The transcript comes from an Aug. 29 preliminary injunction hearing in U.S. District Court for the District of Maryland in Baltimore. Maryland Live! is suing one of its former employees, alleging she took a confidential customer list and used it to try to recruit gamblers to her new employer, the Horseshoe Casino. Judge Marvin J. Garbis issued a preliminary injunction even after it was revealed that the suit was sparked by an email sent to less than two dozen people.
That injunction only came after hours of revealing testimony, though. An early line of questioning revealed just how much information Maryland Live! keeps on its best customers.
Mario Maesano, the casino’s senior vice president of marketing, testified that it keeps a limited-access electronic database on its rewards program members that includes information ranging from their names to their children’s birthdays.
"It contains all their vital information," Maesano said. "Their name, their address, their date of birth, their telephone numbers, email addresses, their likes, their dislikes, their immediate family names, their kids’ names, their kids’ birthdays. It contains anything personal to that person."
The top two tiers of the five-tiered rewards program— which members move up in based on their spending patterns — are made up of about 2,000 people, Maesano testified. He compared the program to a supermarket or airline rewards program, something that’s free and voluntary for a customer to join and that offers rewards for those who spend often.
He also said Maryland Live! spent the better part of three years cultivating its list of big-spending members. He estimated the cost of putting together its database and winning customers’ loyalty was in nine-digit territory.
"That’s probably one of the No. 1 things a casino does when opening a property, is try to find a qualified list of players to market to," he said. "The value of such a list is, I don’t know, hundreds of millions of dollars."
Only two departments within Maryland Live! have access to the list, Maesano testified. One is the database marketing division, about five people who maintain the information and have full access to it. The other is player development, 20 or so people who reach out to players and cater to their needs.
The player development department is broken into different levels.

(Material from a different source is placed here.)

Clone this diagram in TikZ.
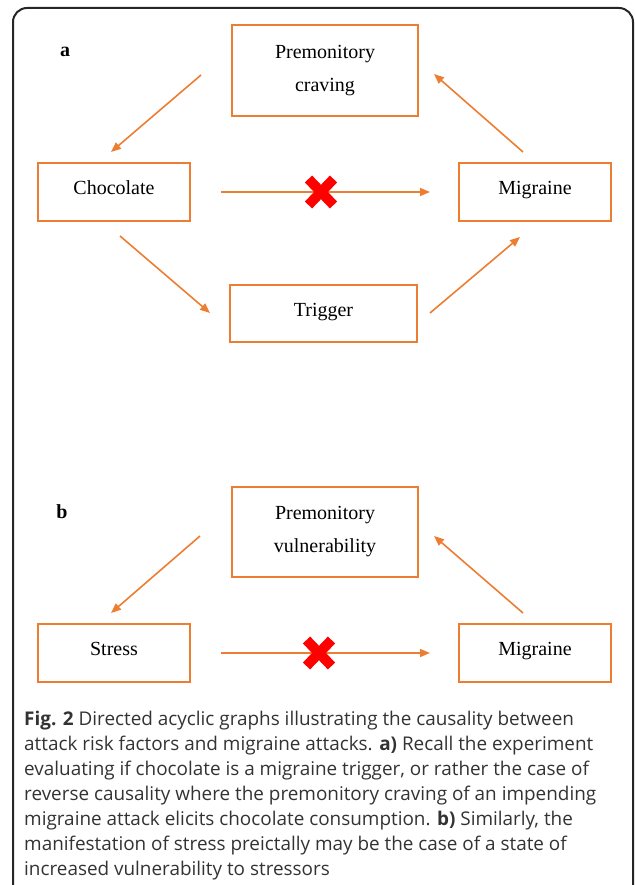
\documentclass[tikz,border=0pt]{standalone}
\usepackage{fontspec}
\setmainfont{Liberation Serif}
\newfontfamily\capfont{Open Sans}
\usetikzlibrary{arrows.meta}
\definecolor{dagorange}{HTML}{ED7D31}
\definecolor{capgray}{HTML}{333333}
\tikzset{
  dagbox/.style={draw=dagorange, line width=2pt, inner sep=0pt, align=center,
    font=\fontsize{20}{33}\selectfont},
  onebox/.style={dagbox, minimum width=152pt, minimum height=58pt,
    text height=14pt, text depth=9pt},
  dagarrow/.style={draw=dagorange, line width=1.6pt,
    -{Triangle[length=10pt,width=8pt]}},
  crossarm/.style={draw=red, line width=10pt},
  panellabel/.style={font=\fontsize{20}{24}\selectfont\bfseries, inner sep=0pt},
  capline/.style={anchor=base west, inner sep=0pt, text=capgray,
    font=\capfont\fontsize{18.9}{25}\selectfont},
}
\begin{document}
\begin{tikzpicture}[x=1pt, y=-1pt]
\useasboundingbox (0,0) rectangle (634,885);
\begin{scope}
\clip (0,0) rectangle (634,885);
\draw[line width=2pt, black!85, rounded corners=14pt] (13,8) rectangle (633,905);
\end{scope}

% panel a
\node[panellabel] (la) at (65,52) {a};
\node[dagbox, minimum width=186pt, minimum height=91pt] (pc) at (325,70.5) {Premonitory\\craving};
\node[onebox] (choc) at (114,192) {Chocolate};
\node[onebox] (mig) at (535,192) {Migraine};
\node[onebox, minimum width=187pt, minimum height=57pt] (trig) at (323.5,313.5) {Trigger};

\coordinate (a1s) at (201,75);  \coordinate (a1e) at (111,152);
\coordinate (a2s) at (221,192); \coordinate (a2e) at (430,192);
\coordinate (a3s) at (523,152); \coordinate (a3e) at (434,74);
\coordinate (a4s) at (120,236); \coordinate (a4e) at (210,313);
\coordinate (a5s) at (430,313); \coordinate (a5e) at (520,237);
\draw[dagarrow] (a1s) -- (a1e);
\draw[dagarrow] (a2s) -- (a2e);
\draw[dagarrow] (a3s) -- (a3e);
\draw[dagarrow] (a4s) -- (a4e);
\draw[dagarrow] (a5s) -- (a5e);
\coordinate (xa) at (321,192);
\draw[crossarm] ([shift={(-12.5,-13)}]xa) -- ([shift={(12.5,13)}]xa);
\draw[crossarm] ([shift={(-12.5,13)}]xa) -- ([shift={(12.5,-13)}]xa);

% panel b
\node[panellabel] (lb) at (62,512) {b};
\node[dagbox, minimum width=186pt, minimum height=90pt] (pv) at (325,532) {Premonitory\\vulnerability};
\node[onebox] (stress) at (114,653) {Stress};
\node[onebox] (migb) at (535,653) {Migraine};

\coordinate (b1s) at (200,536); \coordinate (b1e) at (111,613);
\coordinate (b2s) at (221,653); \coordinate (b2e) at (430,653);
\coordinate (b3s) at (523,613); \coordinate (b3e) at (434,536);
\draw[dagarrow] (b1s) -- (b1e);
\draw[dagarrow] (b2s) -- (b2e);
\draw[dagarrow] (b3s) -- (b3e);
\coordinate (xb) at (319,653);
\draw[crossarm] ([shift={(-12.5,-13)}]xb) -- ([shift={(12.5,13)}]xb);
\draw[crossarm] ([shift={(-12.5,13)}]xb) -- ([shift={(12.5,-13)}]xb);

% caption
\node[capline] (c1) at (24,725) {\textbf{Fig. 2} Directed acyclic graphs illustrating the causality between};
\node[capline] (c2) at (24,750) {attack risk factors and migraine attacks. \textbf{a)} Recall the experiment};
\node[capline] (c3) at (24,775) {evaluating if chocolate is a migraine trigger, or rather the case of};
\node[capline] (c4) at (24,800) {reverse causality where the premonitory craving of an impending};
\node[capline] (c5) at (24,825) {migraine attack elicits chocolate consumption. \textbf{b)} Similarly, the};
\node[capline] (c6) at (24,850) {manifestation of stress preictally may be the case of a state of};
\node[capline] (c7) at (24,875) {increased vulnerability to stressors};
\end{tikzpicture}
\end{document}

The lowest-level employees, VIP hosts, aren’t assigned to specific players, but their goal is to help gamblers in the casino whenever possible. That includes getting drinks, making transportation arrangements or making show reservations, Maesano testified.
Moving up the ladder, another group of hosts handles a group of players who the casino views as having a certain value. Toward the top, executive hosts are assigned a smaller group of the highest-spending players and are tasked with making sure those players have everything they need.
"They are to be the player’s best friend," Maesano said.
The former Maryland Live! employee named in the casino’s lawsuit, Helena Wong, took the stand later and talked about how important big spenders are to individual casino employees. Wong joined the Horseshoe Casino as a multicultural executive host after she left Maryland Live! The Arundel Mills Casino is suing her but not the Horseshoe Casino.
Wong said she kept her own notebook of information on gamblers she met during her days at Maryland Live! and during a previous stint at Revel Casino in Atlantic City, N.J. The notebook contains information like a customer’s email address or telephone number, and she said she took down the information with players’ permission.
"This is how we work in this industry," she said. "When you get hired, the first thing they ask you is, ‘Do you have a book?’ You have to have contacts."
Wong described a shared bonus program at the Horseshoe Casino that rewards a group of employees when hosts bring in new players. And she testified that other Horseshoe employees contacted gamblers they knew to try to recruit them to the new casino.
She also said she’d heard a rumor from casino industry employees that Maryland Live! did not want its customers poached.
"There was a threat floating around that if we got caught contacting anyone, that they were going to come after us," she said. "They were going to come after us hard, and they weren’t going to stop."
That may have just been a rumor among employees. But testimony from Maryland Live! Senior Vice President and General Counsel Howard Weinstein made it clear the established casino does not want to lose players or employees to the Baltimore upstart.
Maryland Live! decided to bring some of its at-will employees under contracts that included noncompete clauses when it heard the Horseshoe Casino would be opening, Weinstein testified.
"There was discussion in the late winter, early spring of 2014 that Horseshoe would be opening — we didn’t know their opening date — that they would be poaching or attempting to poach our employees," he said. "We had put a lot of effort into training our employees, and for select job classifications, we had decided to seek certain arrangements with employees."
The noncompete agreement would have prevented employees from working for a competing casino within a certain geographic radius, Weinstein testified. He said he didn’t recall the exact distance but that it would have prevented employees from jumping to the Horseshoe Casino.
Wong left Maryland Live! without signing the noncompete clause. She would not have been able to stay at the casino without signing it.
"We clearly communicated to Ms. Wong and to others that this was a condition of employment, that we expected them to sign this, and if they did not sign this, they could no longer work for us," Weinstein said.
Even before Maryland Live! decided employees like Wong had to sign the noncompete agreement, the casino had confidentiality rules in place. VIP hosts had to sign an employee handbook with confidentiality provisions, Weinstein testified.